### DATA EXCERPT
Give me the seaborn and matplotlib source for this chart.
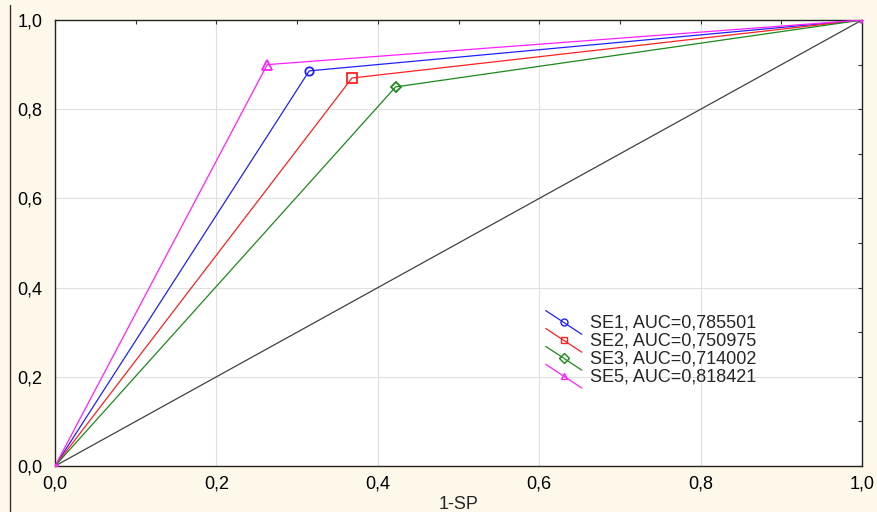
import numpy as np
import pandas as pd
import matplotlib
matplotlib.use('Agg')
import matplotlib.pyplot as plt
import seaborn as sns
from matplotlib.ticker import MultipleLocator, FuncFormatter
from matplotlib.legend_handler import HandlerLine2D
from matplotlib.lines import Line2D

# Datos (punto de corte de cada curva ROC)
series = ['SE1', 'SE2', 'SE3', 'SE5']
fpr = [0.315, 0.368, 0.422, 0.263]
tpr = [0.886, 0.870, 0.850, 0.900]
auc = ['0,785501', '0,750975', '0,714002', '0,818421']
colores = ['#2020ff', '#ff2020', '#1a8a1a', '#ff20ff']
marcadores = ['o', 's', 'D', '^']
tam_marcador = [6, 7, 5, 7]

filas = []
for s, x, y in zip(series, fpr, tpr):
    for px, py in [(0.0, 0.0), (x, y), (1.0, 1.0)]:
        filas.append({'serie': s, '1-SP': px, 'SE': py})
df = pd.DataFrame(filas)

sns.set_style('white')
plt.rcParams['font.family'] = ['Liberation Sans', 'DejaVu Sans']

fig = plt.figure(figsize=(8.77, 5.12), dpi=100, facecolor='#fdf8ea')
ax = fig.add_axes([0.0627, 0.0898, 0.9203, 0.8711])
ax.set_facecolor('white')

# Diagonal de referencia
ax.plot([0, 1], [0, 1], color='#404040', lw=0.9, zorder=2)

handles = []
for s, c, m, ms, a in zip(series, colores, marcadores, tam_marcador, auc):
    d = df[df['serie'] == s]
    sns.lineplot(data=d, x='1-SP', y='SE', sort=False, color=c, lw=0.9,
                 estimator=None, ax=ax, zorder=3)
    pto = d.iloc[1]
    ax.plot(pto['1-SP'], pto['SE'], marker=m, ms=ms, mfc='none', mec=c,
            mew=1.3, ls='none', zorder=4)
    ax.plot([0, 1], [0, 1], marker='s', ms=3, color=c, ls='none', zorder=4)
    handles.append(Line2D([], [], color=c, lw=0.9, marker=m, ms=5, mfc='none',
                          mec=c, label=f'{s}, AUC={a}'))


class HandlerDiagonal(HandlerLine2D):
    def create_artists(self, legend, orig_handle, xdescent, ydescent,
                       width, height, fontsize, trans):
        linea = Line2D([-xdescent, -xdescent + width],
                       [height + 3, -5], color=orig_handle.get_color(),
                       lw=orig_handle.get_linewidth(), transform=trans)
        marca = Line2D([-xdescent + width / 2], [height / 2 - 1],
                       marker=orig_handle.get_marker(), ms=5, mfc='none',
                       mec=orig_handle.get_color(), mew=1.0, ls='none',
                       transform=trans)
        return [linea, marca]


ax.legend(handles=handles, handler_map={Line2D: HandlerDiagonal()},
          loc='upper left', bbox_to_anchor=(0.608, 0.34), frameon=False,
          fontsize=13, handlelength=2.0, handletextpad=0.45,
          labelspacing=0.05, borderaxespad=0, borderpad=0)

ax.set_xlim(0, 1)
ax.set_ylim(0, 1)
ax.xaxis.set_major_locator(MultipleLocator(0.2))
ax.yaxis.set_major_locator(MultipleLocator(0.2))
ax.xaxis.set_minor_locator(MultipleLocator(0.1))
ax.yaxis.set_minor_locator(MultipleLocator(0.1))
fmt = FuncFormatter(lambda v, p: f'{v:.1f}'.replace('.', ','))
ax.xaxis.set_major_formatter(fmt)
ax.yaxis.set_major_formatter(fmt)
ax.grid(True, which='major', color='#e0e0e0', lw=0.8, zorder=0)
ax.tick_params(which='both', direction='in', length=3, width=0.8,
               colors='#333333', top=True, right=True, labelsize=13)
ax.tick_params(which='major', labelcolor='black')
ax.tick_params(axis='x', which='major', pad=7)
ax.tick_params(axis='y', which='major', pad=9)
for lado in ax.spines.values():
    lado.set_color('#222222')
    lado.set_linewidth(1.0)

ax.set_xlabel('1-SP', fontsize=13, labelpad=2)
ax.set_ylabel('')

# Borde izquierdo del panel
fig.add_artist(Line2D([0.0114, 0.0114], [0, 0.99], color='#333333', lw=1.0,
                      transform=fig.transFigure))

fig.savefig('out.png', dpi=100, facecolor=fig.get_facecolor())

### WORK TO COMPLETE
Repeat, with no pictures, each line from the beginning of the data through the line containing "df = pd.DataFrame(filas)", inclusive.

### EXERCISE RESPONSE
Give me the seaborn and matplotlib source for this chart.
import numpy as np
import pandas as pd
import matplotlib
matplotlib.use('Agg')
import matplotlib.pyplot as plt
import seaborn as sns
from matplotlib.ticker import MultipleLocator, FuncFormatter
from matplotlib.legend_handler import HandlerLine2D
from matplotlib.lines import Line2D

# Datos (punto de corte de cada curva ROC)
series = ['SE1', 'SE2', 'SE3', 'SE5']
fpr = [0.315, 0.368, 0.422, 0.263]
tpr = [0.886, 0.870, 0.850, 0.900]
auc = ['0,785501', '0,750975', '0,714002', '0,818421']
colores = ['#2020ff', '#ff2020', '#1a8a1a', '#ff20ff']
marcadores = ['o', 's', 'D', '^']
tam_marcador = [6, 7, 5, 7]

filas = []
for s, x, y in zip(series, fpr, tpr):
    for px, py in [(0.0, 0.0), (x, y), (1.0, 1.0)]:
        filas.append({'serie': s, '1-SP': px, 'SE': py})
df = pd.DataFrame(filas)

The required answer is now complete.